Not all of the transfers Disney does have inaccurate colors. Dance of the Hours was quite good, albeit over scrubbed for the textures. The absolute worst color balance I've seen is the Pastoral sequence, which was originally in very soft pastels. Now it's in electric screaming primaries.
I haven't seen anyone mention yet, but the fireplace in Gepetto's workshop originally had a ripple glass effect of heat distortion. That has been totally removed in the recreation. The ripple glass in the underwater sequence has been altered significantly too. It's interesting that Disney is spending great amounts of money to remove effects that cost Walt Disney a great deal of money in the first place. Those ripple glasses were manufactured by Zeiss in Germany specifically to Disney's specifications. They cost a small fortune and no other studio had anything that compared. They were used on many Disney productions until the mid 70s when Don Bluth went looking for them and found them shattered and abandoned on top of a cabinet in the multiplane room.
Tinker Bell's glow was double exposed on top of her body originally, but in the most recent recreated version, they're underneath her. Apparently the people who were rotoscoping her off the backgrounds weren't able to maintain that so they just scrubbed it all off and matted a bit of the old glow back in underneath the cleaned up image of her.
The process used to clean up these films involves digitally rotoscoping the character off of the backgrounds. The background and characters are cleaned up separately, and then the characters are recomposited back onto freeze frames of the backgrounds. This results in rock steady backgrounds under characters that still have a little bit of weave from the gate. Originally, Disney animation looked super smooth, but this has added a tiny bit of jitter to the animation. Most people wouldn't notice this, but the animators I've spoken to all complain about it. It's really bad in parts of Snow White because they had problems with the nitrate cels shrinking slightly under the hot lights in the camera room. The weave in the characters exaggerates the fluctuations in the original animation.

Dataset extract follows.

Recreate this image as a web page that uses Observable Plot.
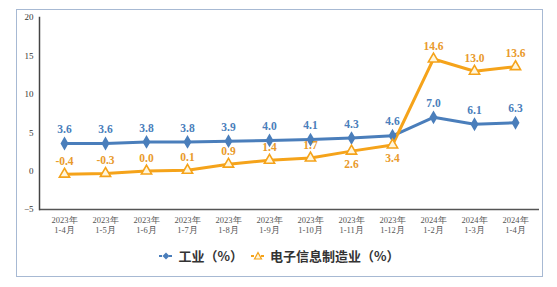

As for judging color with different kinds of projector illumination- that isn't really a serious problem. As long as the relationships between the colors are the same, the eye adjusts for shifts in overall color. The big problem is when individual colors are adjusted independent of the colors around them. This totally messes up the harmony of colors. When I first got the Sleeping Beauty bluray, I kept fiddling with the remote trying to get the colors back into line. But it was impossible because individual colors on the characters had been changed so much. It's funny, but the orange fairy is a dozen different sets of colors in the recreation, but none of them are orange.
Worth's response to someone who said "how do you know what these films originally looked like in original release?"
I have seen original IB Tech prints and production artwork on just about all of Disney's features. I know how the colors should look. I know a lot of other people who have as well. For animation fans over 40, it isn't all that rare, particularly in Los Angeles where we regularly have screenings of films at UCLA and The L A County Museum of Art.
Disney is seriously mucking with their animated classics, not just by messing with the colors and backgrounds but also by painting out and replacing original optical effects with "much better all-new super-sparkly digital effects that look killer on my HDTV" that really don't, actually.
The suits responsible for the decisions which led to the digital rape of Disney's animated classics for our home viewing displeasure should burn in a flaming cauldron of animation cel paint for all eternity.